A Bola instalou, por assim dizer, um ALERTA VERMELHO.
Hoje, no seguimento dessa “antevisão de violência” para domingo próximo, o mencionado jornal recolhe afirmações de Manuel Brito, membro do Conselho Nacional do Desporto (CND), nesse órgão ainda desempenhando as funções de presidente do Conselho para a Ética e Segurança no Desporto (CESD), uma das secções do CND.
Esta secção é composta por 20 membros.
Permitam-se-me alguns comentários a partir das suas palavras, não estando obviamente em causa a sua “preocupação” e o facto de, a partir de ter tomado conhecimento dos factos, “não mais ter descansado”, tendo, desde então, estabelecido “intensos contactos”, com vista a inteirar-se de todos os contornos do ocorrido.
Em primeiro lugar, Manuel Brito revela-se surpreendido.
Este estado de espírito é, a nosso ver, sintoma da uma leitura errada – de há muitos anos a esta parte – do fenómeno da violência no desporto e do papel das claques, que vem sendo sustentada pelos poderes públicos.
Basicamente, a mensagem, repetida até à exaustão, é a seguinte: em Portugal há fenómenos de violência, há problemas com as claques, mas nada de comparável com o que se passa no estrangeiro.
Daí que, quando sucedem manifestações de violência, como a da madrugada do passado domingo, já recorrentes em outros países, os responsáveis se surpreendam.
Ou seja, o discurso permissivo da actividade violenta das claques que percorre o imaginário português, entidades públicas e privadas competentes, só pode responder desta forma.
Encontrando-se Portugal, em demasiados aspectos, numa situação de atraso estrutural face à Europa, mais valia, neste caso, que se aproveitasse esse atraso (para arrepiar caminhos que percorreremos inevitavelmente no futuro), pois é certo e sabido – até pela “cooperação internacional das claques” e por um mais do que notório fenómeno de imitação –, que o que sucedeu lá fora, vai entrar na nossa casa, mais ano ou menos ano.

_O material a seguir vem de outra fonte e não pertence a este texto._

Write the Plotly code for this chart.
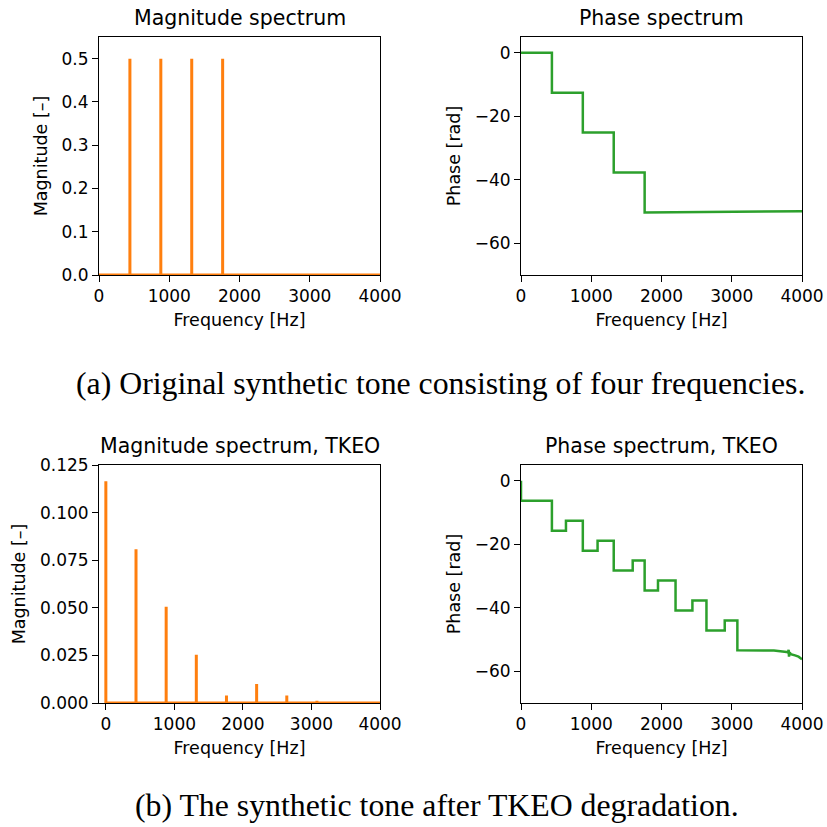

De seguida anuncia-se “um acrescento de um ponto” à próxima reunião do CESD, agendada para o dia 11 de Março, em face da gravidade da situação. Espero, sinceramente, que não tenham que se reunir no dia 3.
De todo o modo, convém ter presente, que nada resultará de verdadeiramente significante desta reunião, realize-se ela a 3 ou a 11 de Março, ou mesmo a 25 de Abril ou no dia Santo António.

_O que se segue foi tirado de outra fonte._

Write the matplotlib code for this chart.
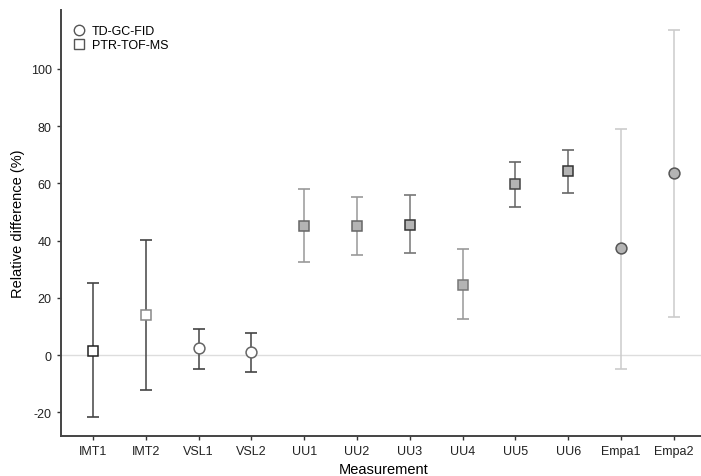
import numpy as np
import matplotlib
matplotlib.use('Agg')
import matplotlib.pyplot as plt
from matplotlib.lines import Line2D

plt.rcParams['font.family'] = ['Liberation Sans', 'DejaVu Sans']
plt.rcParams['axes.unicode_minus'] = False

labels = ['IMT1', 'IMT2', 'VSL1', 'VSL2', 'UU1', 'UU2', 'UU3', 'UU4', 'UU5', 'UU6', 'Empa1', 'Empa2']
values = [1.5, 14.0, 2.5, 1.0, 45.0, 45.0, 45.5, 24.5, 59.7, 64.2, 37.3, 63.8]
lower = [-21.6, -12.1, -4.9, -6.0, 32.6, 35.0, 35.8, 12.5, 51.9, 56.8, -5.0, 13.3]
upper = [25.1, 40.3, 9.1, 7.6, 58.0, 55.2, 56.0, 37.1, 67.5, 71.6, 79.1, 113.7]
method = ['PTR', 'PTR', 'GC', 'GC', 'PTR', 'PTR', 'PTR', 'PTR', 'PTR', 'PTR', 'GC', 'GC']

fills = ['white', 'white', 'white', 'white', '#b4b4b4', '#b4b4b4', '#b4b4b4', '#b4b4b4',
         '#b4b4b4', '#b4b4b4', '#b4b4b4', '#b4b4b4']
edges = ['#222222', '#888888', '#666666', '#666666', '#666666', '#666666', '#333333', '#777777',
         '#444444', '#333333', '#555555', '#555555']
bar_cols = ['#444444', '#444444', '#444444', '#444444', '#999999', '#999999', '#777777', '#999999',
            '#666666', '#666666', '#cccccc', '#cccccc']

fig = plt.figure(figsize=(7.01, 4.77), dpi=100)
ax = fig.add_axes([0.0866, 0.083, 0.92, 0.894])

ax.axhline(0, color='#dddddd', lw=1, zorder=0)

x = np.arange(1, len(labels) + 1)
for i in range(len(labels)):
    yerr = [[values[i] - lower[i]], [upper[i] - values[i]]]
    ax.errorbar(x[i], values[i], yerr=yerr, fmt='none', ecolor=bar_cols[i],
                elinewidth=1.1, capsize=4, capthick=1.2, zorder=2)
    mk = 's' if method[i] == 'PTR' else 'o'
    ax.plot(x[i], values[i], marker=mk, ms=7.2 if mk == 's' else 7.8, mfc=fills[i], mec=edges[i],
            mew=1.1, linestyle='none', zorder=3)

ax.set_xlim(0.39, 12.6)
ax.set_ylim(-28.4, 120.6)
ax.set_xticks(x)
ax.set_xticklabels(labels)
ax.set_yticks([-20, 0, 20, 40, 60, 80, 100])
ax.tick_params(axis='both', labelsize=9, length=3, width=1, color='#333333', labelcolor='#222222')
for s in ['top', 'right']:
    ax.spines[s].set_visible(False)
for s in ['left', 'bottom']:
    ax.spines[s].set_color('#444444')
    ax.spines[s].set_linewidth(1.4)

ax.set_xlabel('Measurement', fontsize=10.5, labelpad=3)
ax.set_ylabel('Relative difference (%)', fontsize=10.5, labelpad=4)

handles = [
    Line2D([], [], marker='o', ms=7.5, mfc='white', mec='#555555', mew=1, linestyle='none', label='TD-GC-FID'),
    Line2D([], [], marker='s', ms=7, mfc='white', mec='#555555', mew=1, linestyle='none', label='PTR-TOF-MS'),
]
ax.legend(handles=handles, loc='upper left', bbox_to_anchor=(0.0, 0.985), frameon=False,
          fontsize=9, handletextpad=0.3, labelspacing=0.15, borderaxespad=0.3, handlelength=1.5)

fig.savefig('out.png', dpi=100)
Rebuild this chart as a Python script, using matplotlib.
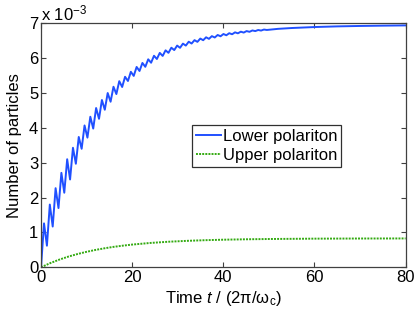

A composição, competência se forma de funcionamento do CESD, a lei em vigor (e a sua não aplicação) e a nova (?) lei (e a sua futura não aplicação), são dados que nos permitem, com alguma segurança, prognosticar um elevado grau de ineficácia nas decisões ou pareceres do CESD. Aqui, por exemplo, já o país vizinho, não funcionou como “texto a copiar” para a solução nacional.
O exemplo da legislação espanhola conduz-nos à nossa última observação.
Adianta o presidente do CESD, que em elaboração está já a criação de uma comissão permanente, que “visa ser célere e reunir e decidir casos de urgência.»
E informa sobre a sua composição, pormenorizando que “falta apenas o presidente da Federação Portuguesa de Futebol, Gilberto Madaíl, indicar um representante do organismo a que preside para a comissão ficar constituída” (sublinhámos).
Aqui chegados, ganha espaço legitimo uma constatação que fizemos o ano passado no Público – a propósito da composição e funcionamento do CND.
Com efeito, como é que é possível tal indicação de “representante” por parte do presidente da FPF, para a referida “comissão permanente”, se nos termos do diploma de criação do CND (Decreto-Lei nº 315/2007, de 18 de Setembro), a representação da FPF, através do seu presidente, tem natureza pessoal e não pode ser delegada (artigo 4º, nº3)?
Que validade vai ter uma eventual decisão dessa “comissão permanente”, a qual, à partida, se compõe à margem do próprio diploma que criou (mal) CND?
Violenta-se a lei?
Para A Bola, parecem ficar (e bem ajustadas são), as últimas palavras de Manuel Brito: não se apaga fogo com gasolina.